• [What to work on]
Below this line is a listing that includes pictures. Copy exactly, and only, the lines from the one containing "Rebuild this chart" through the one containing "const yTitle = 'Ratilo relative to regime 1';"; the pictures do not go in the copy.

• [Code that draws figures]
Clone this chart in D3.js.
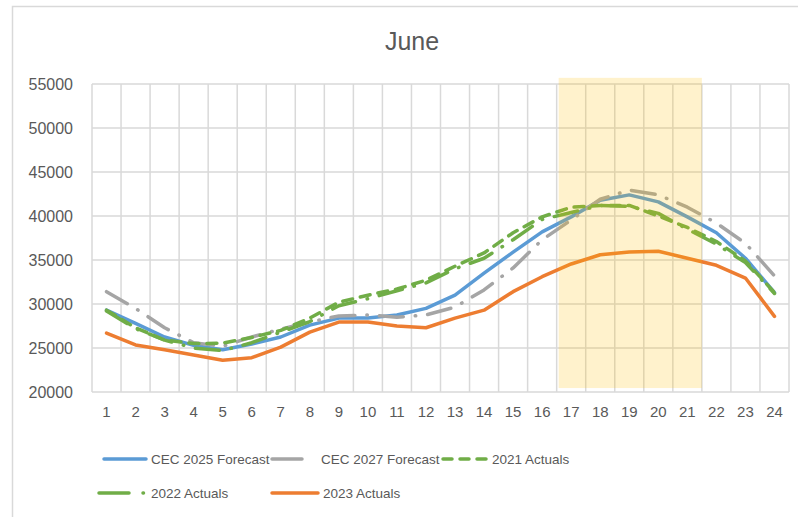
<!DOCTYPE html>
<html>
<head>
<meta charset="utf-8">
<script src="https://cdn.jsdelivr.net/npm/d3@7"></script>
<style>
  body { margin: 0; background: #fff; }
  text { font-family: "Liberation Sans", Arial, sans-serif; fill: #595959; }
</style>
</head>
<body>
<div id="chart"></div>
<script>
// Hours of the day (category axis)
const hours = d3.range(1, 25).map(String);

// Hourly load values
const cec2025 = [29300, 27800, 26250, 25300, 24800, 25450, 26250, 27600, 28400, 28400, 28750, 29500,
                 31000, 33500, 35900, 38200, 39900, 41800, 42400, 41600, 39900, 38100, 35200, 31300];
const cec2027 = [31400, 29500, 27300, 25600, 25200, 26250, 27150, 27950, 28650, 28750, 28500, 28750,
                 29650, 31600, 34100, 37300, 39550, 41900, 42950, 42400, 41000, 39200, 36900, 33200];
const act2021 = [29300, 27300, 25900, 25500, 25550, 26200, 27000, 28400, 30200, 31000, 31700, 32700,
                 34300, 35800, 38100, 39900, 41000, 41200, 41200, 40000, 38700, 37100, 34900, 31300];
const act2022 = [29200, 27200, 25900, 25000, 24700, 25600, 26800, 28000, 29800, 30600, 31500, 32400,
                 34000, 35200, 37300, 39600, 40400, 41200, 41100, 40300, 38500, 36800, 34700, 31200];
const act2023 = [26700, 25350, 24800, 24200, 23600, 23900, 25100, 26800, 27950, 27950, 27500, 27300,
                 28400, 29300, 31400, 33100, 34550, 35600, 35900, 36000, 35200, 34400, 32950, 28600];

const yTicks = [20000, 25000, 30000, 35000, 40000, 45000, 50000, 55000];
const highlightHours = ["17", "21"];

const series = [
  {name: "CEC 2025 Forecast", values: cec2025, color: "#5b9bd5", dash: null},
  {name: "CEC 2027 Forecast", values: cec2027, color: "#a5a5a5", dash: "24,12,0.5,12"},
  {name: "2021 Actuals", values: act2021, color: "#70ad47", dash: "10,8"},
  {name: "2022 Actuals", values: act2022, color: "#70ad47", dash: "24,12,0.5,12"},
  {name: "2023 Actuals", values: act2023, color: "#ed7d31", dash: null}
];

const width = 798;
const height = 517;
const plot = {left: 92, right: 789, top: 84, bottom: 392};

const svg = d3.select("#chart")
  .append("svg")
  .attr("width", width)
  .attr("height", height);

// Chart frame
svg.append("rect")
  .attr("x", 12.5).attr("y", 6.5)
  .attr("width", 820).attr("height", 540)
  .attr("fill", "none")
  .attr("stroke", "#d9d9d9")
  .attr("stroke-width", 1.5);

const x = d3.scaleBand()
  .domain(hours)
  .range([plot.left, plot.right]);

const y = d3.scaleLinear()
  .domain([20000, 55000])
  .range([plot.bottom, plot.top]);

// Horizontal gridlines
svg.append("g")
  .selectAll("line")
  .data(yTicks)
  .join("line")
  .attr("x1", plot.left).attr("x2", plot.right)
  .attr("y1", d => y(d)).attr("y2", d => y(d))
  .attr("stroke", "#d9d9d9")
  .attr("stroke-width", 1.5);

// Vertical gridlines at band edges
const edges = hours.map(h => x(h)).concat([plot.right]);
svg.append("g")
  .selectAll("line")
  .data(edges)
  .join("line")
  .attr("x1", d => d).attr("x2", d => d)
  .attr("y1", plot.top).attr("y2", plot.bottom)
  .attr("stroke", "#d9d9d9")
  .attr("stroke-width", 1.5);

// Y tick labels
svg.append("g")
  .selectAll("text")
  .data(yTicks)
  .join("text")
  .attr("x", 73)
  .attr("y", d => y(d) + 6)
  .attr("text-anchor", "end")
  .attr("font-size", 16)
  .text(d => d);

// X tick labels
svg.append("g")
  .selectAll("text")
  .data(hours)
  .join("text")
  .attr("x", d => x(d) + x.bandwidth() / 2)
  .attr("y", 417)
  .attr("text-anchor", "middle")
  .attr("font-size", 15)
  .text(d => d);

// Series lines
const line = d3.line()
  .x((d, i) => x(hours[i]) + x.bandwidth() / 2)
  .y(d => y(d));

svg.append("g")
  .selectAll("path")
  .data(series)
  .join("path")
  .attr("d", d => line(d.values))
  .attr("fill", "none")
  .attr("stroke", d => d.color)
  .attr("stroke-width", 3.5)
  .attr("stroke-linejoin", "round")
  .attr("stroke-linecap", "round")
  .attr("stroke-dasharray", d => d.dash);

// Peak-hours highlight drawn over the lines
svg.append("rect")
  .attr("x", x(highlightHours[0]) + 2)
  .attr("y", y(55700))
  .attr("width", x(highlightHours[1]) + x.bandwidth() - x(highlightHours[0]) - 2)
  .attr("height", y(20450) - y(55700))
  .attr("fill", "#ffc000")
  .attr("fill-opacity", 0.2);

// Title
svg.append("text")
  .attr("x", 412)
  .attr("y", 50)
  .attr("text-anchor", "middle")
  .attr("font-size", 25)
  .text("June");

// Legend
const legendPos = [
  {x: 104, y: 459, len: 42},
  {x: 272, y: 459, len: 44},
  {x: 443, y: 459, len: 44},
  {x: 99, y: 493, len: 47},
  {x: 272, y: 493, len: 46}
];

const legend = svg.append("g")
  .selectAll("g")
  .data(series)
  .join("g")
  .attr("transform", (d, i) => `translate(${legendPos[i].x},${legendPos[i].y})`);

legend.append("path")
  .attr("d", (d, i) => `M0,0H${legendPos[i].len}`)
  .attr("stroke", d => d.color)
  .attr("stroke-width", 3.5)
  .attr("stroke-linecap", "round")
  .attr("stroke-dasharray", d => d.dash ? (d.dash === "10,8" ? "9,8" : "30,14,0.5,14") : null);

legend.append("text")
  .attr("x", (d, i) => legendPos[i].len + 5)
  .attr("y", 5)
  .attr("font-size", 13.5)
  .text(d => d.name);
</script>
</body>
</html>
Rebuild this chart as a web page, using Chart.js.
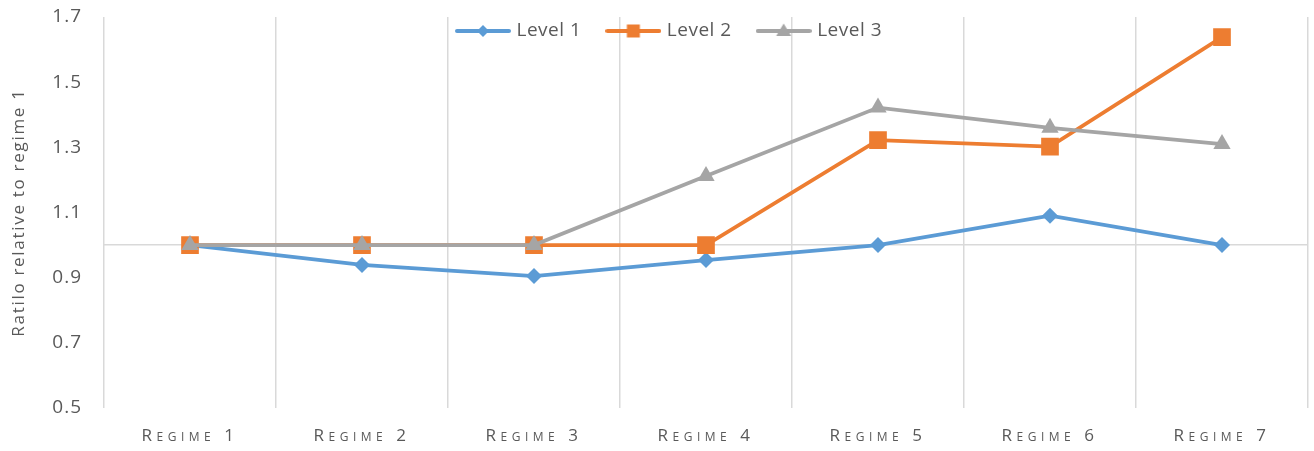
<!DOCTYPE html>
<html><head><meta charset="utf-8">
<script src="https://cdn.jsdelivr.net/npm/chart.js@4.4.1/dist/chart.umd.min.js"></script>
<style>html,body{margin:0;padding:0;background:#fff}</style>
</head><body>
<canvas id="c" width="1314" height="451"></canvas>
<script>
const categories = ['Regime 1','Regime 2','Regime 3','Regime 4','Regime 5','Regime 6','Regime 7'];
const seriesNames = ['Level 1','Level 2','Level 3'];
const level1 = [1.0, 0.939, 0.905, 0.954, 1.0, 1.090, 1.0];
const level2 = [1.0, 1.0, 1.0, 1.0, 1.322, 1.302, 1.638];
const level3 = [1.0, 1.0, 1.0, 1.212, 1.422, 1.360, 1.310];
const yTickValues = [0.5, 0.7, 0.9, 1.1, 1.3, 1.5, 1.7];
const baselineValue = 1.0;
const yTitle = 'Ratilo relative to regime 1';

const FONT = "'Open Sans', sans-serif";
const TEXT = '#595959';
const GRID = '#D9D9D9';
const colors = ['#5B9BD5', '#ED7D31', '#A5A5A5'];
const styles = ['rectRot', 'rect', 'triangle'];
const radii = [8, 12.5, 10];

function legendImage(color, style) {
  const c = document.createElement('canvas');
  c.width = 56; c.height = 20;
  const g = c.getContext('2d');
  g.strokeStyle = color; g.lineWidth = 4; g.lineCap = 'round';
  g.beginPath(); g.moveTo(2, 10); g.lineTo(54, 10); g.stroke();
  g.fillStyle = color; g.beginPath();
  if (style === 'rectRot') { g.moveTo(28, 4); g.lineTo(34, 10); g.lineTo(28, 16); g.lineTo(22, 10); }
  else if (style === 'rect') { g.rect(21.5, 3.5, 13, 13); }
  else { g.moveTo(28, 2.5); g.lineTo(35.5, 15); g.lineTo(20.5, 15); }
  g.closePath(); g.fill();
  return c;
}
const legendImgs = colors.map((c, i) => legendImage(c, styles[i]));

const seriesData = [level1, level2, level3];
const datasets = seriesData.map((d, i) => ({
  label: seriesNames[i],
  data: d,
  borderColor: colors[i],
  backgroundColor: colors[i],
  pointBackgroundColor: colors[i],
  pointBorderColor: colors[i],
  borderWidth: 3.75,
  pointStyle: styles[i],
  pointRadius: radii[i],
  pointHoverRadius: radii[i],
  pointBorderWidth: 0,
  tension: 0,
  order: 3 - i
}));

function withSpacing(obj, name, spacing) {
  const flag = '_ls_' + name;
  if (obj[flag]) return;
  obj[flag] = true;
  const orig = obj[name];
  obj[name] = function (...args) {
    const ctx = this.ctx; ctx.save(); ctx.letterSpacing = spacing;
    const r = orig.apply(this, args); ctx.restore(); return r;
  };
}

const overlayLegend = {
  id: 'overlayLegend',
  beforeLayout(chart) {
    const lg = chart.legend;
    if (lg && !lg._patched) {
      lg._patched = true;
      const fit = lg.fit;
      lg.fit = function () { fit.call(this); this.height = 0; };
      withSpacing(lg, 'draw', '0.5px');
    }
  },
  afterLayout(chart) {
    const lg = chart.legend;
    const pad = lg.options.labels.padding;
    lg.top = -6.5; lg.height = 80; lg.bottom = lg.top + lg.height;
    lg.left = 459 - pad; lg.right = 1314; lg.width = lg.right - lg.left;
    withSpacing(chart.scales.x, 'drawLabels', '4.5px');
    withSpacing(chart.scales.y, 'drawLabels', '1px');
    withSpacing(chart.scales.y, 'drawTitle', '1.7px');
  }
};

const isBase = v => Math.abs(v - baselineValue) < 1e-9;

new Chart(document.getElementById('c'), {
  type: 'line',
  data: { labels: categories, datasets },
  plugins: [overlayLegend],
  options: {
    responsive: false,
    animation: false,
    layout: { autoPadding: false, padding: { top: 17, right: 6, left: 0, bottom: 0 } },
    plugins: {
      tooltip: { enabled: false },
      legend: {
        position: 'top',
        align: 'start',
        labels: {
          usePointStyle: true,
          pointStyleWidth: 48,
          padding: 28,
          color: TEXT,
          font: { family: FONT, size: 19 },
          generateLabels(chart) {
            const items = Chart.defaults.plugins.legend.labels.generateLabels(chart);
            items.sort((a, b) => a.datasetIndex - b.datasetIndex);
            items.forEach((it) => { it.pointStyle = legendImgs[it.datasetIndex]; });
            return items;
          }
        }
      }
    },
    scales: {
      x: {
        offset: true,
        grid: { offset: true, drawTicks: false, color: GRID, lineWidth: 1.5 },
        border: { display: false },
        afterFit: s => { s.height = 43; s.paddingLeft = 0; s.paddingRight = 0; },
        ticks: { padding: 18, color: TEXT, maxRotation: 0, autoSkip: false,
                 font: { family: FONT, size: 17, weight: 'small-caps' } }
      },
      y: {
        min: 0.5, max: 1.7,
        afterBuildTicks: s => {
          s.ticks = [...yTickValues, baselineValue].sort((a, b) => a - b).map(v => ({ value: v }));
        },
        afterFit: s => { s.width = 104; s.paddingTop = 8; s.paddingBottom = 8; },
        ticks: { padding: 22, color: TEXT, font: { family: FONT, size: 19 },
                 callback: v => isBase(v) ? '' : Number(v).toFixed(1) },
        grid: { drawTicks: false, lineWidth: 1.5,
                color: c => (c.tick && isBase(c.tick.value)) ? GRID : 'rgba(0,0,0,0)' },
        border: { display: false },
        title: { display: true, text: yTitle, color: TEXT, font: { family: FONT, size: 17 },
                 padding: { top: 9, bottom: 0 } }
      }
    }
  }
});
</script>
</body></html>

• [Written solution]
Rebuild this chart as a web page, using Chart.js.
<!DOCTYPE html>
<html><head><meta charset="utf-8">
<script src="https://cdn.jsdelivr.net/npm/chart.js@4.4.1/dist/chart.umd.min.js"></script>
<style>html,body{margin:0;padding:0;background:#fff}</style>
</head><body>
<canvas id="c" width="1314" height="451"></canvas>
<script>
const categories = ['Regime 1','Regime 2','Regime 3','Regime 4','Regime 5','Regime 6','Regime 7'];
const seriesNames = ['Level 1','Level 2','Level 3'];
const level1 = [1.0, 0.939, 0.905, 0.954, 1.0, 1.090, 1.0];
const level2 = [1.0, 1.0, 1.0, 1.0, 1.322, 1.302, 1.638];
const level3 = [1.0, 1.0, 1.0, 1.212, 1.422, 1.360, 1.310];
const yTickValues = [0.5, 0.7, 0.9, 1.1, 1.3, 1.5, 1.7];
const baselineValue = 1.0;
const yTitle = 'Ratilo relative to regime 1';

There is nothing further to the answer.